Dear private diary
We had our first seasonal dusting of snow last night. I think it was a blanket of love that wrapped icy fingers around my heart until the love of friendship, and memories of those gone could warm my soul.
In forty-seven years of growing, I’ve been blessed to spend every single Christmas day with my parents, except one. That was the first year that I traveled to Europe. While that was a wonderful experience, I missed my family horribly.
In twenty-one of those years I have been married, & I’ve put up and decorated my own Christmas tree. This year is my twenty-second year of marriage and this year we put up, not just a Christmas tree but a friendship tree. A tiny little table top tree with a big heart and lots of soul.
Last night as the snow was falling, our little home was full of friends. Not just friends, but special people, whose kindness, trust and laughter and yes, tears I know I will carry with me all the rest of my life.
My friend Karen and I sat back, like spectators at some big event, sipping our wine, laughing and cheering on the festivities. Watching as Karen’s step children and our dear friend LaDonna decorated this special tree, I leaned over and whispered to Karen, “this is the first time I have not decorated my own tree.” That was when I realized we had a friendship tree this year.
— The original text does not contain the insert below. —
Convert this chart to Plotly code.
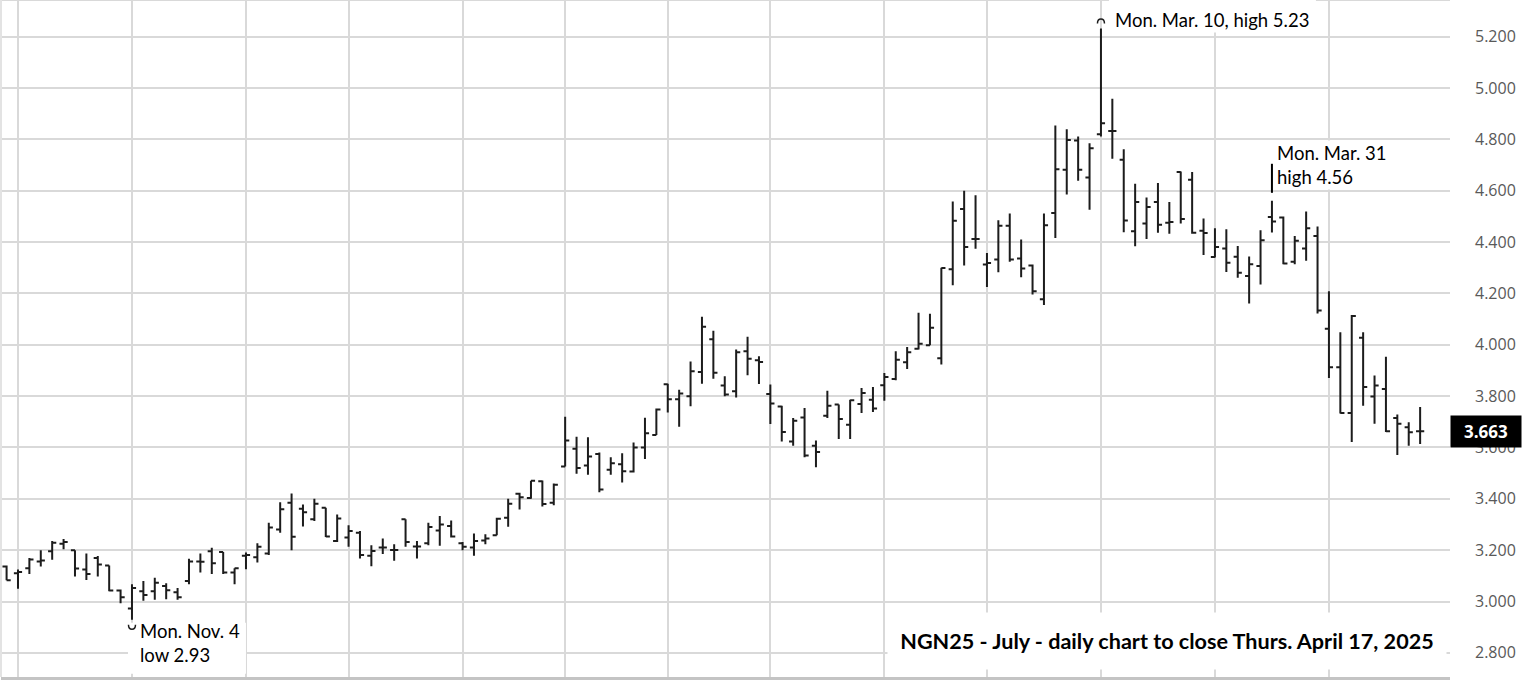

If you have been following along, you will know that this has been my big year of personal change and growth. Somehow letting go and not decorating that tree, not controlling every single light and ornament placement, symbolizes for me how much letting go has really given me freedom.
This past week, I think I have learned more, felt more with my heart than I can really measure with time or say with words. My heart has ached for my friends as they have gone through a very difficult time. I’ve learned to cherish the traditions and memories of Christmas past, and to embrace and accept new ones.
I have wine bottle trees. I guess I should say, in the past, when I was doing more work with the metal than the glass, I welded up a bunch of “wine bottle trees”, you know – steel stakes with branches on it so that you could decorate it with empty bottles. They are fun and where else are you gonna put your empty wine bottles? I sold them mostly at wine festivals that I attended.
A few months ago, I started decorating a tree (a real tree) over in the side yard with empty wine, champagne, and yes tequila bottles from the various special events that had taken place over the summer. Each of the bottles reminds me of special time we had with our friends and family. I didn’t tell anyone that I had done this, and I don’t think until recently when the leaves all came off the tree that Charles even realized that I had been hanging the bottles up in the tree. My own little secret laugh.
Thanksgiving day my friend Karen lost her father. This week she lost one of her dearest friends, Amy. I only met Amy one time, she came out to my studio open house last spring. I was touched by her grace and dignity – she knew she was dying and didn’t have long – she was a beautiful soul and she was funny.
Last Sunday, I was honored to spend time with Karen as she shared family stories about her Dad, we drank a few bottles of wine and toasted his memory. Last night, we did the same for her friend, Amy.
Early morning as the snow was melting, I quietly added those bottles to my tree. I had been calling it a wine bottle tree, but somehow this morning as I hung each bottle, I realized that this too was a friendship tree – a living friendship tree.
We are not of material things but of spirit. Some how after I wrote that I had to laugh – the double meaning of spirit tickled my funny bone and sick sense of humor. Then, I recalled how Karen told me it was laughter that was getting her through the hard times.